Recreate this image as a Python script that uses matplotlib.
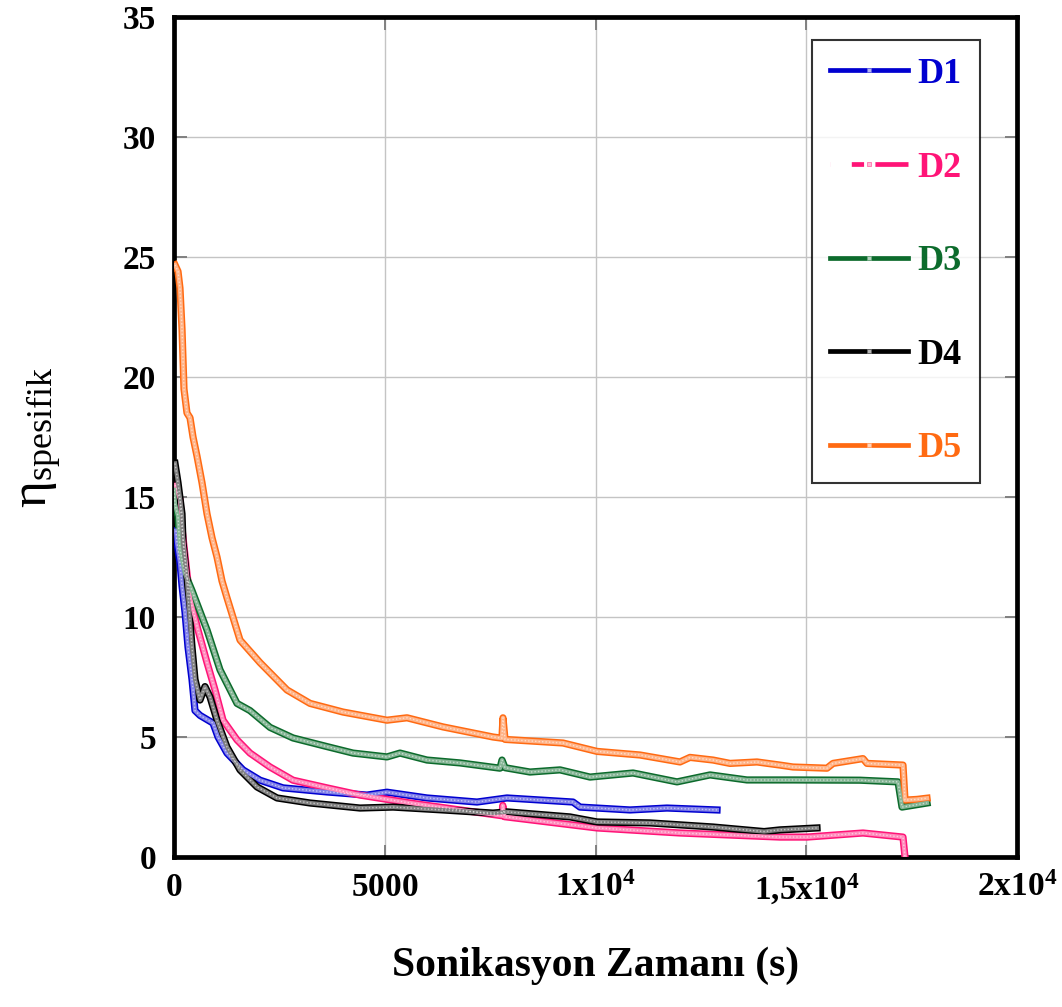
import matplotlib
matplotlib.use("Agg")
import matplotlib.pyplot as plt
from matplotlib.lines import Line2D
import matplotlib.colors as mcolors

plt.rcParams['font.family'] = ['Liberation Serif', 'DejaVu Serif']
plt.rcParams['mathtext.fontset'] = 'custom'
plt.rcParams['mathtext.rm'] = 'Liberation Serif'
plt.rcParams['mathtext.it'] = 'Liberation Serif:italic'
plt.rcParams['mathtext.bf'] = 'Liberation Serif:bold'

# Sonication time (s) and specific viscosity for each sample
d1_t = [47, 71, 142, 190, 261, 332, 427, 498, 617, 925, 1044, 1257, 1637, 2040,
        2586, 3630, 4579, 5053, 6002, 7189, 7900, 9466, 9632, 10819, 11696, 12883]
d1_v = [13.6, 13.1, 12.25, 11.3, 10.2, 8.75, 7.4, 6.1, 5.9, 5.58, 5.0, 4.33, 3.63, 3.2,
        2.88, 2.71, 2.58, 2.7, 2.46, 2.29, 2.46, 2.29, 2.08, 1.96, 2.04, 1.96]

d2_t = [24, 142, 190, 308, 380, 569, 783, 973, 1163, 1495, 1803, 2278, 2823, 3630,
        4413, 5599, 6785, 7780, 7800, 7840, 10036, 12005, 14377, 15017, 16346, 17295, 17343]
d2_v = [15.5, 14.9, 13.7, 11.8, 10.8, 9.46, 8.1, 6.96, 5.7, 4.88, 4.33, 3.75, 3.2, 2.88,
        2.58, 2.25, 1.96, 1.72, 2.15, 1.68, 1.21, 1.0, 0.83, 0.83, 1.0, 0.83, 0.0]

d3_t = [0, 24, 95, 142, 261, 427, 783, 1091, 1495, 1803, 2278, 2823, 3630, 4247,
        5053, 5362, 6002, 6785, 7734, 7782, 7853, 8446, 9158, 9870, 10890, 11934,
        12717, 13594, 14686, 16275, 17177, 17272, 17865]
d3_v = [15.3, 14.7, 14.2, 12.8, 11.8, 11.1, 9.46, 7.8, 6.4, 6.1, 5.4, 4.96, 4.6, 4.33,
        4.17, 4.33, 4.04, 3.92, 3.7, 4.04, 3.72, 3.54, 3.63, 3.33, 3.5, 3.13,
        3.42, 3.21, 3.21, 3.2, 3.13, 2.08, 2.25]

d4_t = [24, 95, 190, 214, 308, 427, 498, 617, 735, 854, 1020, 1257, 1566, 1969,
        2444, 3227, 4413, 5196, 6382, 7568, 7900, 9395, 10036, 11293, 12788, 14000,
        14377, 15255]
d4_v = [16.4, 15.6, 14.3, 13.1, 11.5, 8.75, 7.4, 6.54, 7.1, 6.67, 5.7, 4.58, 3.63, 2.92,
        2.46, 2.25, 2.04, 2.08, 1.96, 1.83, 1.88, 1.67, 1.46, 1.42, 1.25, 1.06,
        1.13, 1.21]

d5_t = [24, 95, 142, 190, 237, 308, 380, 451, 546, 664, 783, 902, 1020, 1139, 1257,
        1566, 2040, 2681, 3227, 4009, 5053, 5528, 6382, 7568, 7780, 7805, 7853, 9229,
        10036, 11056, 12005, 12242, 12788, 13191, 13832, 14377, 14686, 15492, 15635,
        16346, 16441, 17295, 17343, 17628, 17865]
d5_v = [24.67, 24.4, 23.7, 22.0, 19.5, 18.5, 18.3, 17.5, 16.7, 15.6, 14.3, 13.3, 12.5,
        11.5, 10.8, 9.04, 8.1, 6.96, 6.4, 6.04, 5.7, 5.8, 5.42, 5.0, 4.95, 5.8, 4.9,
        4.75, 4.4, 4.25, 3.96, 4.15, 4.04, 3.9, 3.96, 3.83, 3.75, 3.7, 3.9, 4.1, 3.9,
        3.83, 2.37, 2.4, 2.45]

labels = ['D1', 'D2', 'D3', 'D4', 'D5']
colors = ['#0000d0', '#ff1477', '#0c6b2c', '#000000', '#ff6a12']
series = [(d1_t, d1_v), (d2_t, d2_v), (d3_t, d3_v), (d4_t, d4_v), (d5_t, d5_v)]

x_ticks = [0, 5000, 10000, 15000, 20000]
x_ticklabels = [r'$\mathbf{0}$', r'$\mathbf{5000}$', r'$\mathbf{1x10^{4}}$',
                r'$\mathbf{1{,}5x10^{4}}$', r'$\mathbf{2x10^{4}}$']
y_ticks = [0, 5, 10, 15, 20, 25, 30, 35]

fig = plt.figure(figsize=(10.62, 10.07), dpi=100)
ax = fig.add_axes([174 / 1062, 1 - 857 / 1007, (1017 - 174) / 1062, (857 - 17) / 1007])


def lighten(c, f):
    r, g, b = mcolors.to_rgb(c)
    return (r + (1 - r) * f, g + (1 - g) * f, b + (1 - b) * f)


# Thick coloured band with a pale, speckled core
for (t, v), c in zip(series, colors):
    ax.plot(t, v, color=c, lw=5.2, zorder=3)
    ax.plot(t, v, color=lighten(c, 0.5), lw=3.0, zorder=4)
    ax.plot(t, v, color='white', lw=1.0, ls=(0, (1, 1.5)), alpha=0.55, zorder=5)

ax.set_xlim(0, 20000)
ax.set_ylim(0, 35)
ax.set_xticks(x_ticks)
ax.set_xticklabels(x_ticklabels)
ax.set_yticks(y_ticks)
ax.set_yticklabels([str(v) for v in y_ticks], fontweight='bold')

ax.grid(True, color='#c4c4c4', lw=1.0, zorder=0)
ax.tick_params(direction='in', length=9, width=1.4, color='#808080',
               top=True, right=True, labelsize=24, pad=11)
ax.tick_params(axis='y', pad=13)
for s in ax.spines.values():
    s.set_linewidth(3.4)
    s.set_color('black')

ax.set_xlabel('Sonikasyon Zamanı (s)', fontsize=30, fontweight='bold', labelpad=28)
ax.set_ylabel(r'$\mathrm{\eta}_{\mathrm{spesifik}}$', fontsize=37, labelpad=42)

handles = []
for lab, c in zip(labels, colors):
    ls = (0, (0.01, 4.5, 2.6, 2.4, 14, 0)) if lab == 'D2' else '-'
    handles.append(Line2D([0], [0], color=c, lw=3.4, ls=ls, marker='s', ms=3,
                          mfc=lighten(c, 0.7), mec=lighten(c, 0.4), mew=0.6))
leg = ax.legend(handles, labels, loc='upper right', bbox_to_anchor=(0.956, 0.973),
                prop={'weight': 'bold', 'size': 26},
                labelcolor=colors, frameon=True, fancybox=False,
                edgecolor='black', labelspacing=1.67, handlelength=2.15,
                handletextpad=0.27, borderpad=0.5, borderaxespad=0, numpoints=1)
leg.get_frame().set_linewidth(1.5)
leg.set_zorder(10)

fig.savefig('out.png', dpi=100)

Problem to work on:
Give back exactly the lines from the first line of the data through the line with "1.0, 0.83, 0.0]", pictures excluded.

Correct result:
Recreate this image as a Python script that uses matplotlib.
import matplotlib
matplotlib.use("Agg")
import matplotlib.pyplot as plt
from matplotlib.lines import Line2D
import matplotlib.colors as mcolors

plt.rcParams['font.family'] = ['Liberation Serif', 'DejaVu Serif']
plt.rcParams['mathtext.fontset'] = 'custom'
plt.rcParams['mathtext.rm'] = 'Liberation Serif'
plt.rcParams['mathtext.it'] = 'Liberation Serif:italic'
plt.rcParams['mathtext.bf'] = 'Liberation Serif:bold'

# Sonication time (s) and specific viscosity for each sample
d1_t = [47, 71, 142, 190, 261, 332, 427, 498, 617, 925, 1044, 1257, 1637, 2040,
        2586, 3630, 4579, 5053, 6002, 7189, 7900, 9466, 9632, 10819, 11696, 12883]
d1_v = [13.6, 13.1, 12.25, 11.3, 10.2, 8.75, 7.4, 6.1, 5.9, 5.58, 5.0, 4.33, 3.63, 3.2,
        2.88, 2.71, 2.58, 2.7, 2.46, 2.29, 2.46, 2.29, 2.08, 1.96, 2.04, 1.96]

d2_t = [24, 142, 190, 308, 380, 569, 783, 973, 1163, 1495, 1803, 2278, 2823, 3630,
        4413, 5599, 6785, 7780, 7800, 7840, 10036, 12005, 14377, 15017, 16346, 17295, 17343]
d2_v = [15.5, 14.9, 13.7, 11.8, 10.8, 9.46, 8.1, 6.96, 5.7, 4.88, 4.33, 3.75, 3.2, 2.88,
        2.58, 2.25, 1.96, 1.72, 2.15, 1.68, 1.21, 1.0, 0.83, 0.83, 1.0, 0.83, 0.0]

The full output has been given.